Treasury Aides See Longer Odds For Reform
WASHINGTON -- As the House Energy and Commerce Committee began work Monday on the Bush administration's banking reform proposals, senior Treasury officials sounded more pessimistic than ever about the fate of their bill.
Treasury Under Secretary Robert Glauber described the draft bill prepared by the Energy and Commerce leadership as a step backward.
His statement came on the heels of the American Bankers Association's leadership conference last week. Bankers were similarly concerned about the prospects for reform and threatened to withhold support from any bill that restricts rather than expands their powers.
Viewed as |Rollback'
"Today, with Glass-Steagall in force, banks have a better opportunity to compete than they would under [the Energy and Commerce] bill," said Mr.
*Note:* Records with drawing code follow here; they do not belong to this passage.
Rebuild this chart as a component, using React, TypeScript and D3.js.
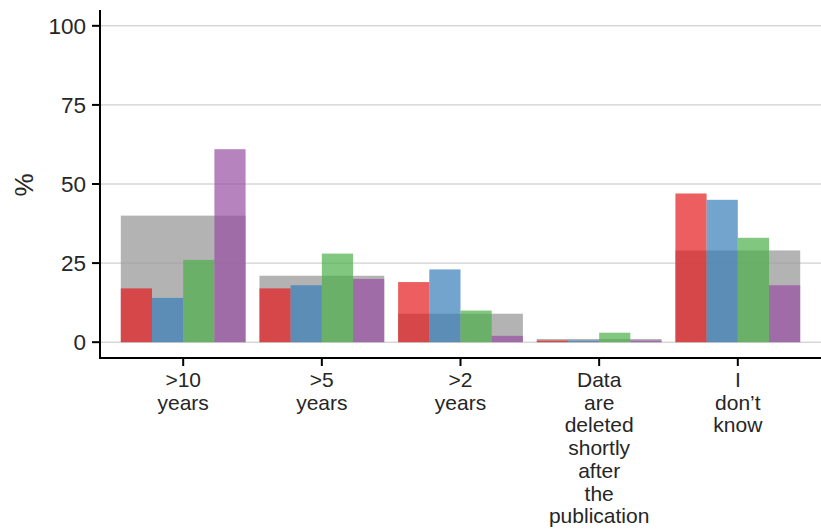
import React from "react";
import * as d3 from "d3";

// Data-retention answers, in percent of respondents
const categories = [">10 years", ">5 years", ">2 years", "Data are deleted shortly after the publication", "I don\u2019t know"];
const overall = [40, 21, 9, 1, 29];
const groupNames = ["A", "B", "C", "D"];
const groupA = [17, 17, 19, 0.5, 47];
const groupB = [14, 18, 23, 0.5, 45];
const groupC = [26, 28, 10, 3, 33];
const groupD = [61, 20, 2, 0.5, 18];
const yTicks = [0, 25, 50, 75, 100];

const groupValues = [groupA, groupB, groupC, groupD];
const groupColors = ["#E41A1C", "#377EB8", "#4DAF4A", "#984EA3"];

const W = 821;
const H = 530;
const FONT = "'Liberation Sans', Arial, Helvetica, sans-serif";
const TEXT = "#262626";

export default function App() {
  const left = 100;
  const right = W;
  const x = d3.scalePoint<string>().domain(categories).range([left, right]).padding(0.6);
  const step = x.step();
  const outerW = step * 0.9;
  const inner = d3
    .scaleBand<string>()
    .domain(groupNames)
    .range([-outerW / 2, outerW / 2])
    .padding(0);

  const y = d3.scaleLinear().domain([-5, 105]).range([358, 10]);
  const y0 = y(0);

  return (
    <svg
      width={W}
      height={H}
      style={{ position: "absolute", left: 0, top: 0, background: "#fff" }}
      fontFamily={FONT}
    >
      {/* horizontal grid */}
      {yTicks.map((t) => (
        <line key={"g" + t} x1={left} x2={right} y1={y(t)} y2={y(t)} stroke="#c4c4c4" strokeWidth={1} />
      ))}

      {/* overall share behind each group */}
      {categories.map((c, i) => (
        <rect
          key={"o" + c}
          x={(x(c) as number) - outerW / 2}
          y={y(overall[i])}
          width={outerW}
          height={y0 - y(overall[i])}
          fill="#999999"
          fillOpacity={0.75}
        />
      ))}

      {/* per-group bars */}
      {categories.map((c, i) =>
        groupNames.map((g, j) => {
          const v = groupValues[j][i];
          return (
            <rect
              key={c + g}
              x={(x(c) as number) + (inner(g) as number)}
              y={y(v)}
              width={inner.bandwidth()}
              height={y0 - y(v)}
              fill={groupColors[j]}
              fillOpacity={0.7}
            />
          );
        })
      )}

      {/* y axis */}
      <line x1={left} x2={left} y1={y(105)} y2={y(-5) + 1} stroke="#000" strokeWidth={2} />
      {yTicks.map((t) => (
        <g key={"yt" + t}>
          <line x1={left - 8} x2={left} y1={y(t)} y2={y(t)} stroke="#000" strokeWidth={2} />
          <text x={left - 14} y={y(t)} dy="0.36em" textAnchor="end" fontSize={22.5} fill={TEXT}>
            {t}
          </text>
        </g>
      ))}
      <text
        transform={`translate(${33},${y(50) + 1}) rotate(-90)`}
        textAnchor="middle"
        fontSize={26}
        fill={TEXT}
      >
        %
      </text>

      {/* x axis */}
      <line x1={left - 1} x2={right} y1={y(-5)} y2={y(-5)} stroke="#000" strokeWidth={2} />
      {categories.map((c) => {
        const cx = x(c) as number;
        const words = c.split(" ");
        return (
          <g key={"xt" + c}>
            <line x1={cx} x2={cx} y1={y(-5)} y2={y(-5) + 8} stroke="#000" strokeWidth={2} />
            <text textAnchor="middle" fontSize={21} fill={TEXT}>
              {words.map((w, k) => (
                <tspan key={k} x={cx} y={387 + k * 22.7}>
                  {w}
                </tspan>
              ))}
            </text>
          </g>
        );
      })}
    </svg>
  );
}
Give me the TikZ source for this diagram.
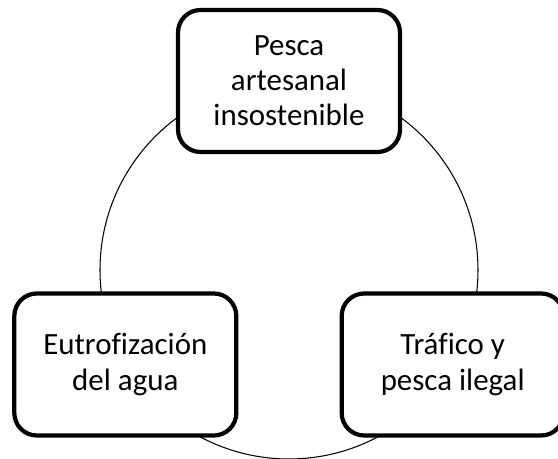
\documentclass[tikz,border=0pt]{standalone}
\usepackage{fontspec}
\setmainfont[Ligatures=NoCommon]{Carlito}
\usepackage{tikz}
\usetikzlibrary{calc}
\usepackage{xcolor}

\tikzset{
	causa/.style={text=black,fill=white,draw,line width=2.4pt,rounded corners=0.45cm,
		minimum width=4.44cm,minimum height=2.84cm,align=center,
		font=\fontsize{17.6}{20}\selectfont},
}

\begin{document}
\begin{tikzpicture}
	\useasboundingbox (0,0) rectangle (11.16,9.18);
	\coordinate(c) at (5.78,3.78);
	\draw[line width=0.6pt] (c) circle (3.78);
	
	\node(0) at ($(c)+(90:3.78)$)[causa]{Pesca\\artesanal\\insostenible};
	\node(1) at ($(c)+(210:3.78)$)[causa]{Eutrofización\\del agua};
	\node(2) at ($(c)+(330:3.78)$)[causa]{Tráfico y\\pesca ilegal};
\end{tikzpicture}
\end{document}
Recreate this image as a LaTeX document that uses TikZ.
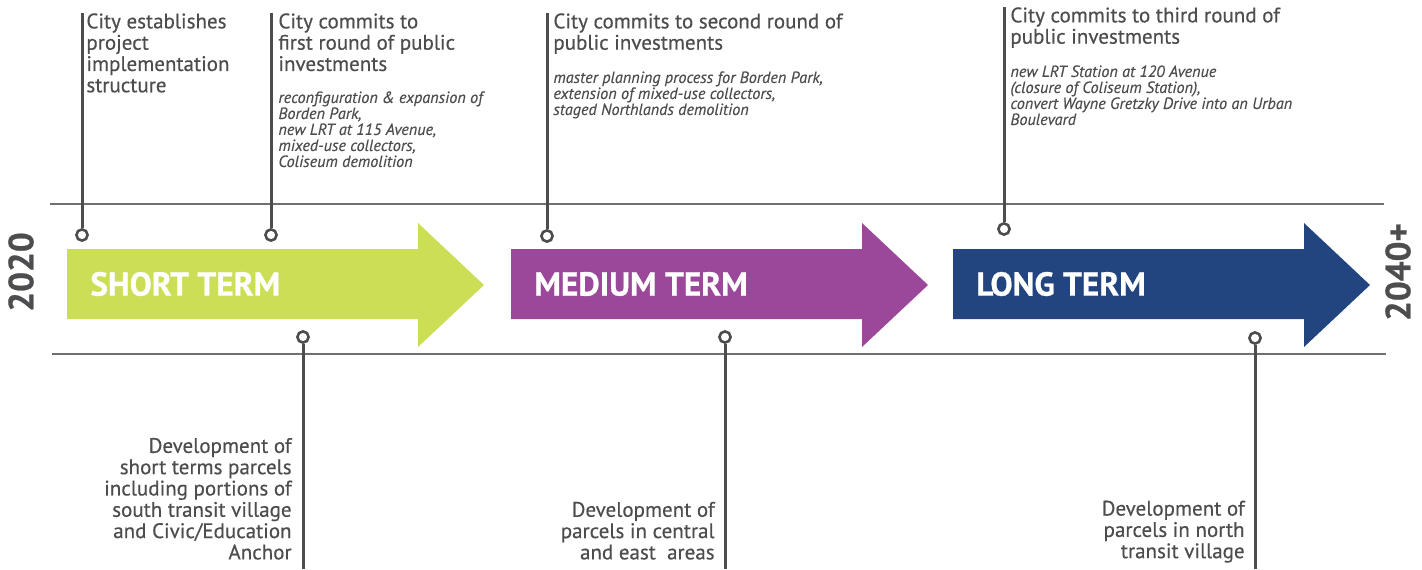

Glauber, the Treasury Department's No. 3 official. The measure is sponsored by Rep. John D. Dingell, D-Mich., the committee chairman and a foe of Glass-Steagall repeal; and by Rep. Edward J. Markey, D-Mass., chairman of a key subcommittee.
"This bill is simply a back" of recent liberalizations in Glass-Steagall, Mr. Glauber indicated in a briefing for reporters.
The Federal Reserve Board has interpreted the Glass-Steagall Act to permit bank affiliates to engage in limited underwriting of securities. The Dingell-Markey bill would overturn that ruling.
Few Draft Changes Expected
Mr. Markey's subcommittee on telecommunications and finance took up the measure Monday afternoon and was expected to approve the draft with little change.
Earlier in the day, another Energy and Commerce subcommittee approved, by voice vote, amendments that would prevent Citicorp and other large banks from using Delaware as a base to market insurance nationwide.
In his comments to reporters, Mr. Glauber said the Treasury Department would "have to work with Energy and Commerce to modify" the most restrictive parts of its bill. If that failed, he said, Treasury would make a similar effort on the House floor.
Veto Discussion Premature
However, asked if Treasury is prepared to recommend a veto if an undesirable package reaches President Bush's desk, he said it is too early to discuss such drastic action.
In private, senior Treasury officials sounded even more pessimistic about the prospects for its ambitious effort to overhaul the financial services industry. Asked if the administration could block the most restrictive parts of the Energy and Commerce measure, one senior Treasury official said only, "We have a shot at it."
The administration had proposed a broad-based deregulation of the financial services industry that would permit banks to affiliate with all types of financial services concerns, while allowing nonfinancial companies to own banks.
The House Banking Committee approved an omnibus bill that gave Treasury most of what it wanted, but the Senate Banking Committee dropped important parts of the Treasury proposal and added restrictions on bank insurance activities.
Bankers are concerned that the full Senate might expand the firewalls designed to safeguard banks from the potential losses of securities affiliates.
A senior Treasury official, speaking Monday on the condition that he not be named, expressed little confidence in the ability of the administration to modify the Energy and Commerce panel's bill. The banking industry, he said, would be of little lobbying help in that battle.
"Energy and Commerce has never been their strong point," he said, adding, "The test will come when we go to the floor of the House and Senate." Ultimately, the full House may be asked to choose between the different versions of bank reform proposed by the House Banking Committee and by Energy and Commerce.